Five years after the financial crash, most congressional Democrats seem content to live with the status quo. They tackled financial reform in 2010 when they passed the Dodd-Frank Wall Street Reform and Consumer Protection Act, and they'd prefer to leave the nitty-gritty details of keeping banks in check to federal agencies rather than pass new legislation.
But Sen. Elizabeth Warren (D-Mass.) won't be so easily assuaged. On Tuesday, she delivered a speech to a room full of academics, consumer advocates, and Senate aides that criticized federal regulators for failing to meet the deadlines to write rules regulating banks, as outlined in Dodd-Frank. "Since when does Congress set deadlines, watch regulators miss most of them, and then take that failure as a reason not to act?" she said. "I thought that if the regulators failed, it was time for Congress to step in. That's what oversight means. And that's certainly a principle that would have served our country well prior to the crisis."
She noted that the Consumer Financial Protection Bureau (CFPB), the agency she conceived of and helped guide to formation, has met its deadlines for writing rules. But the other federal agencies have been an utter failure at keeping to the schedule laid out by Dodd-Frank. A recent report by Davis Polk found that 60 percent of deadlines had been missed. Thirty percent of Dodd-Frank-mandated rules haven't even been proposed yet, let alone finalized.
Warren spoke at an event assessing the state of financial reform hosted by Americans for Financial Reform (AFR) and the Roosevelt Institute. The two organizations released a 125-page report Tuesday outlining where Dodd-Frank has succeeded and failed, with a heavy emphasis on where the act failed to tame the biggest banks' risky activities and how they still expose the entire economy to risk should they collapse.
Warren warned that Dodd-Frank hasn't solved "too big to fail"— the idea that certain financial institutions are so central to the operation of the economy that if, like AIG in 2008, their balance sheets collapse, the US government must step in to keep them solvent and prevent a system-wide collapse. According to Warren, the problem has actually gotten worse since the recession began. Bank consolidation is even more pronounced five years post-crash. "Today, the four biggest banks are 30 percent larger than they were five years ago," she said. "And the five largest banks now hold more than half of the total banking assets in the country."

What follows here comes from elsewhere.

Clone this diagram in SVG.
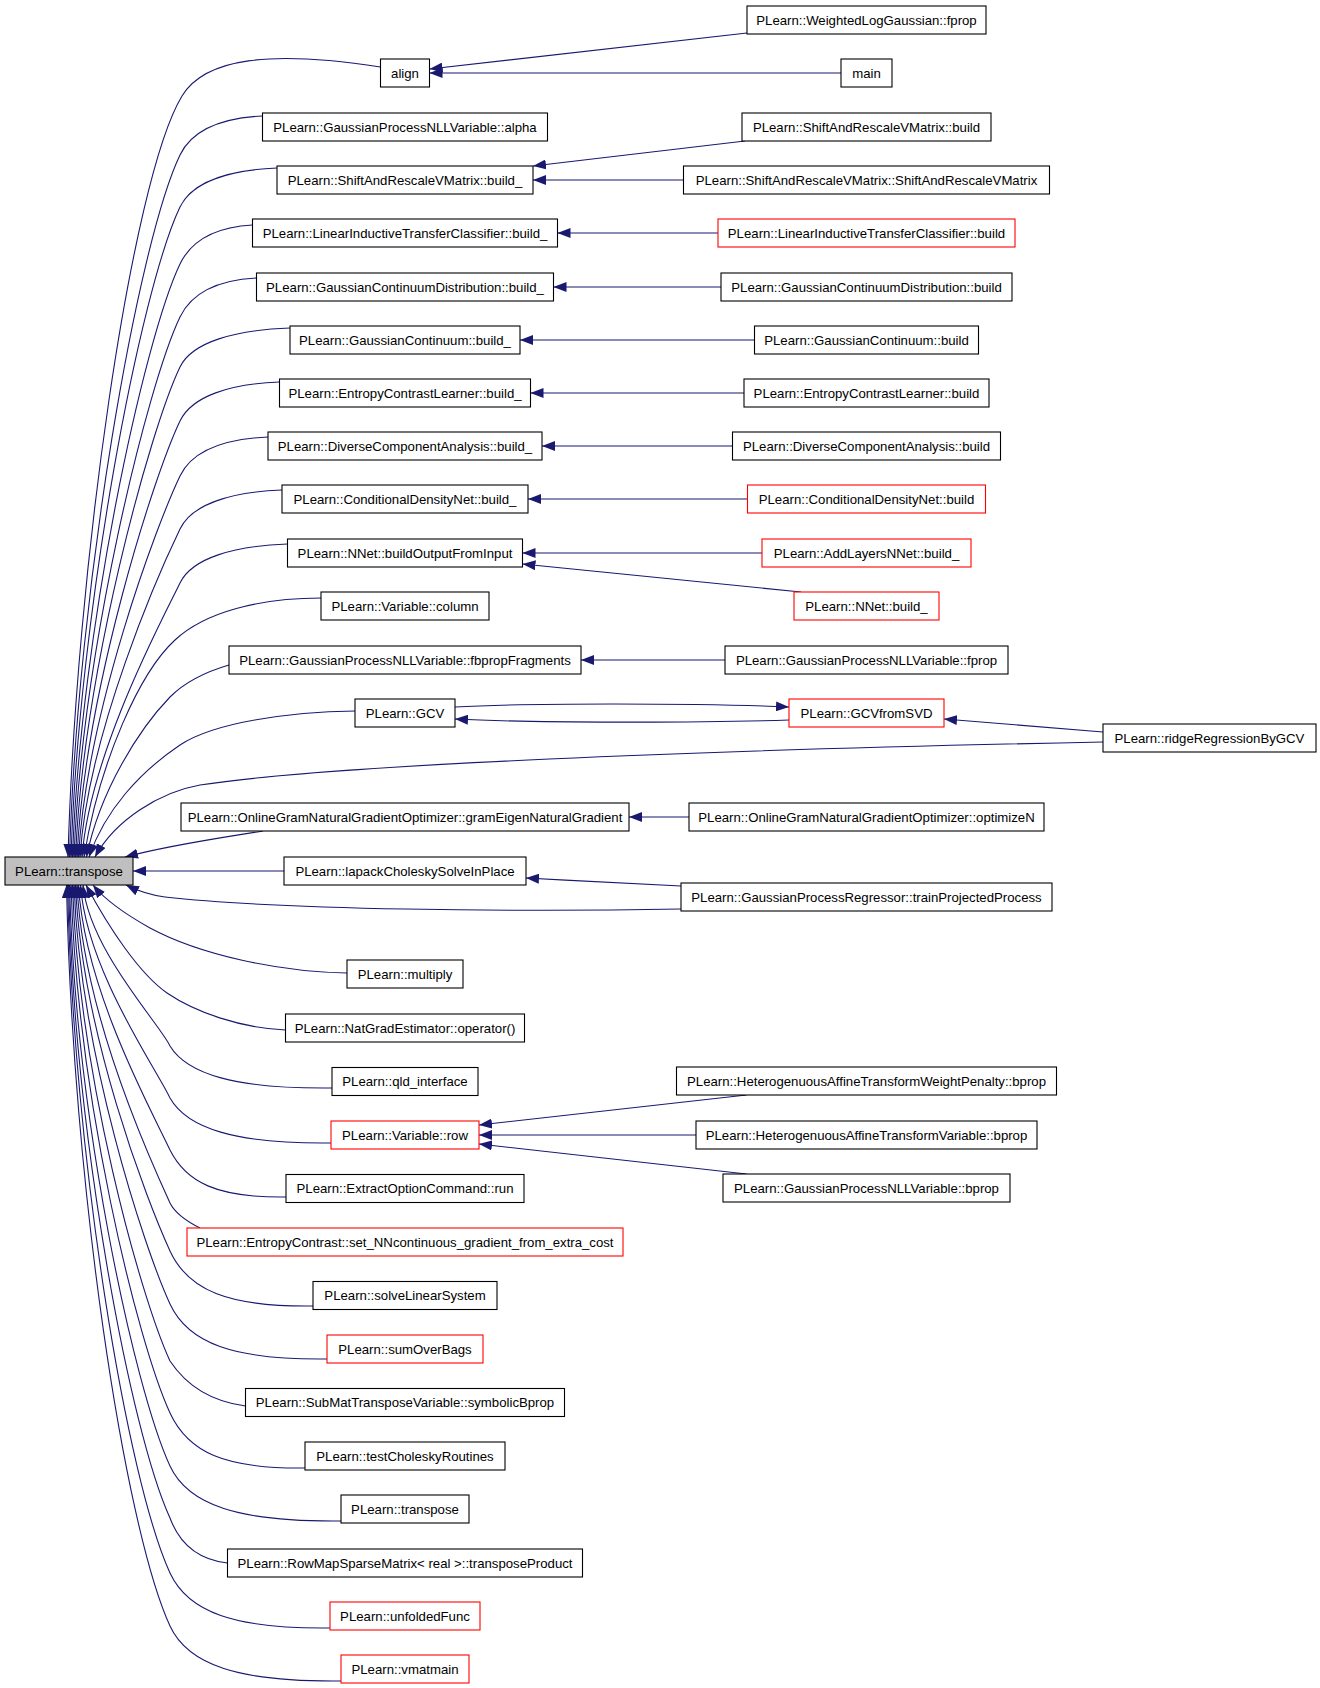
<svg xmlns="http://www.w3.org/2000/svg" width="1320" height="1688" viewBox="0 0 1320 1688">
<defs>
<style>
.n rect{fill:#ffffff;stroke:#000000;stroke-width:1.1}
.n.r rect{stroke:#ff0000}
.n.root rect{fill:#bfbfbf}
.n text{font-family:"Liberation Sans",Arial,Helvetica,sans-serif;font-size:13.2px;text-anchor:middle;fill:#000000}
.e path{fill:none;stroke:#191970;stroke-width:1.1;marker-end:url(#ah)}
</style>
<marker id="ah" markerUnits="userSpaceOnUse" markerWidth="13" markerHeight="10" viewBox="0 0 13 10" refX="13" refY="5" orient="auto">
<path d="M0,0 L13,5 L0,10 Z" fill="#191970"/>
</marker>
</defs>
<rect x="0" y="0" width="1320" height="1688" fill="#ffffff"/>
<g id="edges" class="e">
<path d="M747,33 L429.5,69"/>
<path d="M841,73 L429.5,73"/>
<path d="M745,141 L533,166"/>
<path d="M683.5,180 L533,180"/>
<path d="M718,233 L557.5,233"/>
<path d="M721,287 L553.5,287"/>
<path d="M754.5,340 L520,340"/>
<path d="M744,393 L530.5,393"/>
<path d="M732.5,446 L542,446"/>
<path d="M747.5,499 L528,499"/>
<path d="M762,553 L522.5,553"/>
<path d="M801,592 L522.5,564"/>
<path d="M725,660 L581,660"/>
<path d="M455,707 C520,703 700,703 789,707"/>
<path d="M789,720 C700,723 530,723 455,719"/>
<path d="M1103,732 L944,719"/>
<path d="M689,817 L629,817"/>
<path d="M681,886 C640,884 580,881 526,878"/>
<path d="M746.5,1095 L479,1125"/>
<path d="M696,1135 L479,1135"/>
<path d="M746.5,1174 L479,1144"/>
<path d="M380.5,67 C270,50 205,58 182,96 C131,180 76,571 68,857"/>
<path d="M262.5,116 C221.3,118 192,130 180,155 C137.4,243.7 77.5,590.2 69.5,857"/>
<path d="M277,168 C228.5,170 192,182 180,207 C140.6,289 79,610 71,857"/>
<path d="M252.5,225 C216.3,227 192,239 180,264 C144,339 80.5,631.7 72.5,857"/>
<path d="M256.5,278 C218.3,280 192,292 180,317 C147.2,385.3 82,651.8 74,857"/>
<path d="M290,328 C235,330 192,342 180,367 C150.2,429 83.5,670.8 75.5,857"/>
<path d="M279.5,382 C229.8,384 192,396 180,421 C153.6,476 85,691.3 77,857"/>
<path d="M268,437 C224,439 192,451 180,476 C156.8,524.3 86.5,712.2 78.5,857"/>
<path d="M282,490 C231,492 192,504 180,529 C160,570.5 88,732.4 80,857"/>
<path d="M287.5,544 C233.8,546 192,558 180,583 C163.4,617.5 90,752.9 82,857"/>
<path d="M321,598 C260,598 205,612 175,640 C140,672 100,760 84,857"/>
<path d="M229,665 C205,672 185,682 170,697 C140,728 100,790 86.5,857"/>
<path d="M355,711 C290,712 215,722 180,745 C140,772 105,810 89,857"/>
<path d="M1103,742 C700,750 330,765 200,785 C160,792 115,820 95,857"/>
<path d="M263,831 C220,838 170,845 125,857"/>
<path d="M284,871 L133,871"/>
<path d="M681,909 C520,912 280,910 165,897 C150,895 138,891 126,885"/>
<path d="M347,973 C280,972 200,955 150,928 C125,914 105,900 93,885"/>
<path d="M285.5,1030 C240,1028 195,1012 167,993 C140,974 110,930 86,885"/>
<path d="M332,1088 C235,1089 187,1074 170,1046 C160,1024.3 89,949.4 83,885"/>
<path d="M331,1143 C234.4,1144 187,1128 170,1098 C156.8,1069.3 86.5,970.2 80.5,885"/>
<path d="M286,1197 C216.4,1198 186,1182 170,1150 C153.5,1114.2 84.5,991 78.5,885"/>
<path d="M200,1228 C190,1223 176,1215 170,1203 C150.3,1160.1 83,1012.2 77,885"/>
<path d="M313,1306 C227.2,1307 188,1290 170,1251 C147.3,1201.6 81.5,1031.4 75.5,885"/>
<path d="M327,1359 C232.8,1360 188,1343 170,1304 C144,1247.5 80,1052.6 74,885"/>
<path d="M245.5,1406 C215,1402 188,1388 170,1361 C140.5,1296.8 78.5,1075.4 72.5,885"/>
<path d="M305,1468 C224,1469 188,1452 170,1413 C137.2,1341.8 77,1096.2 71,885"/>
<path d="M341,1521 C238.4,1522 188,1505 170,1466 C133.9,1387.6 75.5,1117.4 69.5,885"/>
<path d="M227.5,1563 C200,1560 180,1545 170,1518 C130.7,1432.6 74.5,1138.2 68.5,885"/>
<path d="M330,1628 C234,1629 188,1612 170,1573 C127.3,1480.2 73.5,1160.2 67.5,885"/>
<path d="M341,1681 C238.4,1682 188,1665 170,1626 C124,1526 72.5,1181.4 66.5,885"/>
</g>
<g id="n_root" class="n root"><rect x="5" y="857" width="128" height="28"/><text x="69" y="875.7">PLearn::transpose</text></g>
<g id="n_align" class="n"><rect x="380.5" y="59" width="49" height="28"/><text x="405" y="77.7">align</text></g>
<g id="n_alpha" class="n"><rect x="262.5" y="113" width="285" height="28"/><text x="405" y="131.7">PLearn::GaussianProcessNLLVariable::alpha</text></g>
<g id="n_sarvm_build_" class="n"><rect x="277" y="166" width="256" height="28"/><text x="405" y="184.7">PLearn::ShiftAndRescaleVMatrix::build_</text></g>
<g id="n_litc_build_" class="n"><rect x="252.5" y="219" width="305" height="28"/><text x="405" y="237.7">PLearn::LinearInductiveTransferClassifier::build_</text></g>
<g id="n_gcd_build_" class="n"><rect x="256.5" y="273" width="297" height="28"/><text x="405" y="291.7">PLearn::GaussianContinuumDistribution::build_</text></g>
<g id="n_gc_build_" class="n"><rect x="290" y="326" width="230" height="28"/><text x="405" y="344.7">PLearn::GaussianContinuum::build_</text></g>
<g id="n_ecl_build_" class="n"><rect x="279.5" y="379" width="251" height="28"/><text x="405" y="397.7">PLearn::EntropyContrastLearner::build_</text></g>
<g id="n_dca_build_" class="n"><rect x="268" y="432" width="274" height="28"/><text x="405" y="450.7">PLearn::DiverseComponentAnalysis::build_</text></g>
<g id="n_cdn_build_" class="n"><rect x="282" y="485" width="246" height="28"/><text x="405" y="503.7">PLearn::ConditionalDensityNet::build_</text></g>
<g id="n_buildoutput" class="n"><rect x="287.5" y="539" width="235" height="28"/><text x="405" y="557.7">PLearn::NNet::buildOutputFromInput</text></g>
<g id="n_column" class="n"><rect x="321" y="592" width="168" height="28"/><text x="405" y="610.7">PLearn::Variable::column</text></g>
<g id="n_fbprop" class="n"><rect x="229" y="646" width="352" height="28"/><text x="405" y="664.7">PLearn::GaussianProcessNLLVariable::fbpropFragments</text></g>
<g id="n_gcv" class="n"><rect x="355" y="699" width="100" height="28"/><text x="405" y="717.7">PLearn::GCV</text></g>
<g id="n_grameigen" class="n"><rect x="181" y="803" width="448" height="28"/><text x="405" y="821.7">PLearn::OnlineGramNaturalGradientOptimizer::gramEigenNaturalGradient</text></g>
<g id="n_lapack" class="n"><rect x="284" y="857" width="242" height="28"/><text x="405" y="875.7">PLearn::lapackCholeskySolveInPlace</text></g>
<g id="n_multiply" class="n"><rect x="347" y="960" width="116" height="28"/><text x="405" y="978.7">PLearn::multiply</text></g>
<g id="n_natgrad" class="n"><rect x="285.5" y="1014" width="239" height="28"/><text x="405" y="1032.7">PLearn::NatGradEstimator::operator()</text></g>
<g id="n_qld" class="n"><rect x="332" y="1067.5" width="146" height="28"/><text x="405" y="1086.2">PLearn::qld_interface</text></g>
<g id="n_row" class="n r"><rect x="331" y="1121" width="148" height="28"/><text x="405" y="1139.7">PLearn::Variable::row</text></g>
<g id="n_extract" class="n"><rect x="286" y="1174.5" width="238" height="28"/><text x="405" y="1193.2">PLearn::ExtractOptionCommand::run</text></g>
<g id="n_entropy" class="n r"><rect x="187" y="1228" width="436" height="28"/><text x="405" y="1246.7">PLearn::EntropyContrast::set_NNcontinuous_gradient_from_extra_cost</text></g>
<g id="n_solve" class="n"><rect x="313" y="1281.5" width="184" height="28"/><text x="405" y="1300.2">PLearn::solveLinearSystem</text></g>
<g id="n_sumoverbags" class="n r"><rect x="327" y="1335" width="156" height="28"/><text x="405" y="1353.7">PLearn::sumOverBags</text></g>
<g id="n_submat" class="n"><rect x="245.5" y="1388.5" width="319" height="28"/><text x="405" y="1407.2">PLearn::SubMatTransposeVariable::symbolicBprop</text></g>
<g id="n_testchol" class="n"><rect x="305" y="1442" width="200" height="28"/><text x="405" y="1460.7">PLearn::testCholeskyRoutines</text></g>
<g id="n_transpose2" class="n"><rect x="341" y="1495" width="128" height="28"/><text x="405" y="1513.7">PLearn::transpose</text></g>
<g id="n_rowmap" class="n"><rect x="227.5" y="1549" width="355" height="28"/><text x="405" y="1567.7">PLearn::RowMapSparseMatrix&lt; real &gt;::transposeProduct</text></g>
<g id="n_unfolded" class="n r"><rect x="330" y="1602" width="150" height="28"/><text x="405" y="1620.7">PLearn::unfoldedFunc</text></g>
<g id="n_vmatmain" class="n r"><rect x="341" y="1655" width="128" height="28"/><text x="405" y="1673.7">PLearn::vmatmain</text></g>
<g id="n_wlg_fprop" class="n"><rect x="747" y="6" width="239" height="28"/><text x="866.5" y="24.7">PLearn::WeightedLogGaussian::fprop</text></g>
<g id="n_main" class="n"><rect x="841" y="59" width="51" height="28"/><text x="866.5" y="77.7">main</text></g>
<g id="n_sarvm_build" class="n"><rect x="742" y="113" width="249" height="28"/><text x="866.5" y="131.7">PLearn::ShiftAndRescaleVMatrix::build</text></g>
<g id="n_sarvm_ctor" class="n"><rect x="683.5" y="166" width="366" height="28"/><text x="866.5" y="184.7">PLearn::ShiftAndRescaleVMatrix::ShiftAndRescaleVMatrix</text></g>
<g id="n_litc_build" class="n r"><rect x="718" y="219" width="297" height="28"/><text x="866.5" y="237.7">PLearn::LinearInductiveTransferClassifier::build</text></g>
<g id="n_gcd_build" class="n"><rect x="721" y="273" width="291" height="28"/><text x="866.5" y="291.7">PLearn::GaussianContinuumDistribution::build</text></g>
<g id="n_gc_build" class="n"><rect x="754.5" y="326" width="224" height="28"/><text x="866.5" y="344.7">PLearn::GaussianContinuum::build</text></g>
<g id="n_ecl_build" class="n"><rect x="744" y="379" width="245" height="28"/><text x="866.5" y="397.7">PLearn::EntropyContrastLearner::build</text></g>
<g id="n_dca_build" class="n"><rect x="732.5" y="432" width="268" height="28"/><text x="866.5" y="450.7">PLearn::DiverseComponentAnalysis::build</text></g>
<g id="n_cdn_build" class="n r"><rect x="747.5" y="485" width="238" height="28"/><text x="866.5" y="503.7">PLearn::ConditionalDensityNet::build</text></g>
<g id="n_addlayers" class="n r"><rect x="762" y="539" width="209" height="28"/><text x="866.5" y="557.7">PLearn::AddLayersNNet::build_</text></g>
<g id="n_nnet_build_" class="n r"><rect x="794" y="592" width="145" height="28"/><text x="866.5" y="610.7">PLearn::NNet::build_</text></g>
<g id="n_gpnllv_fprop" class="n"><rect x="725" y="646" width="283" height="28"/><text x="866.5" y="664.7">PLearn::GaussianProcessNLLVariable::fprop</text></g>
<g id="n_gcvfromsvd" class="n r"><rect x="789" y="699" width="155" height="28"/><text x="866.5" y="717.7">PLearn::GCVfromSVD</text></g>
<g id="n_optimizen" class="n"><rect x="689" y="803" width="355" height="28"/><text x="866.5" y="821.7">PLearn::OnlineGramNaturalGradientOptimizer::optimizeN</text></g>
<g id="n_trainproj" class="n"><rect x="681" y="883" width="371" height="28"/><text x="866.5" y="901.7">PLearn::GaussianProcessRegressor::trainProjectedProcess</text></g>
<g id="n_hatwp" class="n"><rect x="676.5" y="1067" width="380" height="28"/><text x="866.5" y="1085.7">PLearn::HeterogenuousAffineTransformWeightPenalty::bprop</text></g>
<g id="n_hatv" class="n"><rect x="696" y="1121" width="341" height="28"/><text x="866.5" y="1139.7">PLearn::HeterogenuousAffineTransformVariable::bprop</text></g>
<g id="n_gpnllv_bprop" class="n"><rect x="723" y="1174" width="287" height="28"/><text x="866.5" y="1192.7">PLearn::GaussianProcessNLLVariable::bprop</text></g>
<g id="n_ridge" class="n"><rect x="1103" y="724" width="213" height="28"/><text x="1209.5" y="742.7">PLearn::ridgeRegressionByGCV</text></g>
</svg>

Instead of relying on regulators to write strict rules, Warren pushed the 21st Century Glass-Steagall Act, a bill she's introduced alongside Sen. John McCain (R-Ariz.) and other senators that would force commercial financial institutions to wall off standard bank deposits from the riskier activities of investment banking, such as the swaps that sunk the economy in '08.
"The new Glass-Steagall Act would attack both 'too big' and 'to fail,'" Warren said Tuesday. "It would reduce failures of the big banks by making banking boring, protecting deposits, and providing stability to the system even in bad times. And it would reduce 'too big' by dismantling the behemoths, so that big banks would still be big—but not too big to fail or, for that matter, too big to manage, too big to regulate, too big for trial, or too big for jail."
Dodd-Frank left the "too big" portion largely untouched, but its authors at least tried to solve the problems of bank failure causing systematic harm. The AFR/Roosevelt report elaborated on several ways the act might reduce the chance of another government bailout, though the authors were pessimistic that the problem has been solved. In one section, Stephen Lubben of the Seton Hall University School of Law explains how the biggest banks are global institutions, limiting the government's ability to unwind failing businesses, as Dodd-Frank is written, and leaving regulators to lay out guidelines that overestimate their ability to take over a bank and sell off its assets. "Assuming rationality in a financial crisis is a doubtful solution to a difficult problem," Lubben writes.
Roosevelt's Mike Konczal, one of the report's editors, writes about how higher capital requirements, essentially a cap mandating the amount of money banks must keep on hand in relation to how much debt they have outstanding, could solve many of the problems the economy encountered in 2008. "Capital requirements are a clean, straightforward way of increasing the stability of the financial sector," he writes. Yet, according to Konczal, the level of leverage in the rules discussed has been far too low, while not forcing banks to hedge against all of their assets, such as derivatives.
But in the end, technical fixes from the federal regulators aren't going to be enough to solve the problem. "I think the biggest banks need to be smaller and less complex," former House member Brad Miller said at one point during the event, summing up the general wonky assessments of the report in plain language. Preventing another crash requires an overhaul of how we conceive of our banking institutions, and that only comes from further congressional action.
"We should not accept a financial system that allows the biggest banks to emerge from a crisis in record-setting shape while working Americans continue to struggle," Warren said. "And we should not accept a regulatory system that is so besieged by lobbyists for the big banks that it takes years to deliver rules and then the rules that are delivered are often watered-down and ineffective. What we need is a system that puts an end to the boom and bust cycle. A system that recognizes we don't grow this country from the financial sector—we grow this country from the middle class."